Director and co-screenwriter Ryan Coogler puts loving detail into this production, starting with very detailed exposition explaining the relationship between T'Challa and Erik, only when it is happening, we don't really realize this is what's going on, so at the moment, it just seems like much to do about nothing. And the story does appear to have a spark of originality because the characters are black, but there is very little that goes on here that we haven't seen in other comic book movies, it's just that this time they're done in black face.
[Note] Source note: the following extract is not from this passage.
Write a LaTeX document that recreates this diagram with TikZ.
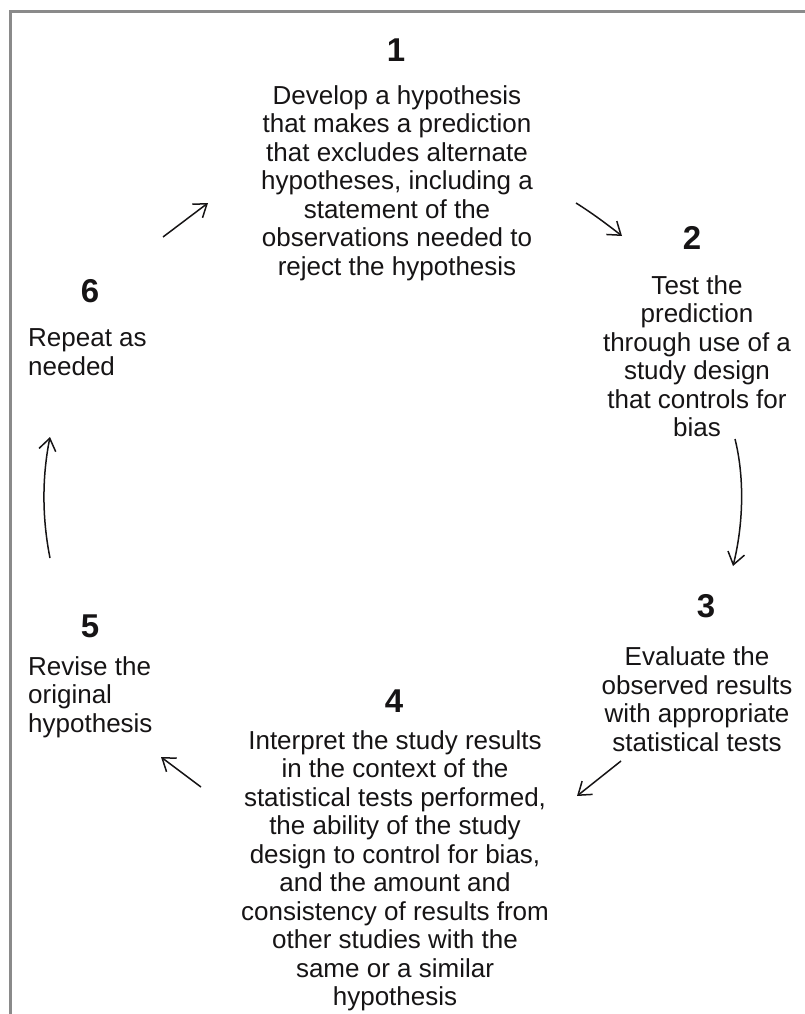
\documentclass[tikz,border=0pt]{standalone}
\usepackage{fontspec}
\setmainfont{Liberation Sans}
\usetikzlibrary{arrows.meta,calc}
\definecolor{ink}{HTML}{161415}
\definecolor{framegray}{HTML}{8A8A8A}
\begin{document}
\begin{tikzpicture}[x=1pt,y=-1pt,
  numlbl/.style={font=\fontsize{33}{35}\selectfont\bfseries, text=ink, inner sep=0pt},
  body/.style={font=\fontsize{26}{28.5}\selectfont, text=ink, inner sep=0pt, align=center},
  bodyl/.style={font=\fontsize{26}{28.5}\selectfont, text=ink, inner sep=0pt, align=left, anchor=west},
  cyc/.style={draw=ink, line width=1.5pt, -{Straight Barb[length=12pt,width=17pt]}}]
\useasboundingbox (0,0) rectangle (804,1014);
\draw[framegray, line width=3pt] (10,1016) -- (10,12) -- (806,12);
% numbers
\node[numlbl] (n1) at (396,50) {1};
\node[numlbl] (n2) at (692,238) {2};
\node[numlbl] (n3) at (706,606) {3};
\node[numlbl] (n4) at (394,701) {4};
\node[numlbl] (n5) at (90,626) {5};
\node[numlbl] (n6) at (90,291) {6};
% texts
\node[body] (t1) at (397,183) {Develop a hypothesis\\that makes a prediction\\that excludes alternate\\hypotheses, including a\\statement of the\\observations needed to\\reject the hypothesis};
\node[body] (t2) at (697,356) {Test the\\prediction\\through use of a\\study design\\that controls for\\bias};
\node[body] (t3) at (697,699) {Evaluate the\\observed results\\with appropriate\\statistical tests};
\node[body] (t4) at (395,871) {Interpret the study results\\in the context of the\\statistical tests performed,\\the ability of the study\\design to control for bias,\\and the amount and\\consistency of results from\\other studies with the\\same or a similar\\hypothesis};
\node[bodyl] (t5) at (28,697) {Revise the\\original\\hypothesis};
\node[bodyl] (t6) at (28,352) {Repeat as\\needed};
% arrow end points
\coordinate (a1s) at (163,237); \coordinate (a1e) at (208,203);
\coordinate (a2s) at (576,203); \coordinate (a2e) at (622,236);
\coordinate (a3s) at (735,439); \coordinate (a3e) at (733,566);
\coordinate (a4s) at (621,761); \coordinate (a4e) at (577,796);
\coordinate (a5s) at (201,787); \coordinate (a5e) at (161,757);
\coordinate (a6s) at (50,558);  \coordinate (a6e) at (50,437);
\draw[cyc] (a1s) -- (a1e);
\draw[cyc] (a2s) .. controls ($(a2s)+(16,10)$) and ($(a2e)+(-14,-11)$) .. (a2e);
\draw[cyc] (a3s) .. controls ($(a3s)+(10,40)$) and ($(a3e)+(10,-40)$) .. (a3e);
\draw[cyc] (a4s) -- (a4e);
\draw[cyc] (a5s) -- (a5e);
\draw[cyc] (a6s) .. controls ($(a6s)+(-8,-40)$) and ($(a6e)+(-8,40)$) .. (a6e);
\end{tikzpicture}
\end{document}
Of course, the slick, high-tech gloss Coogler applies to his story helps to disguise a lot of this face.

The characters are pretty clear cut good guys and bad guys for the most part but one thing I loved about the characterizations here was the take on the female citizens of Wakanda...no meek, seen but not heard housewives here...the female characters in this movie are soldiers, bad ass soldiers whose dedication to their army and their country comes above everything else. I can't recall the last time I saw a movie filled with so many bad ass female characters.

Coogler's direction is dark and brooding, creating some dazzling cinematic pictures that will remain in the memory, thanks to amazing production values. The film is absolutely gorgeous to look at and features first rate art direction, sound editing, music, and costumes. Chadwick Boseman and Michael B. Jordan do star-making turns as T'Challa and Erik, respectively and there's also a scene stealing turn from Leticia Wright as T'Challa's little sister. It takes too long to get going, but once it does, there's definite entertainment here.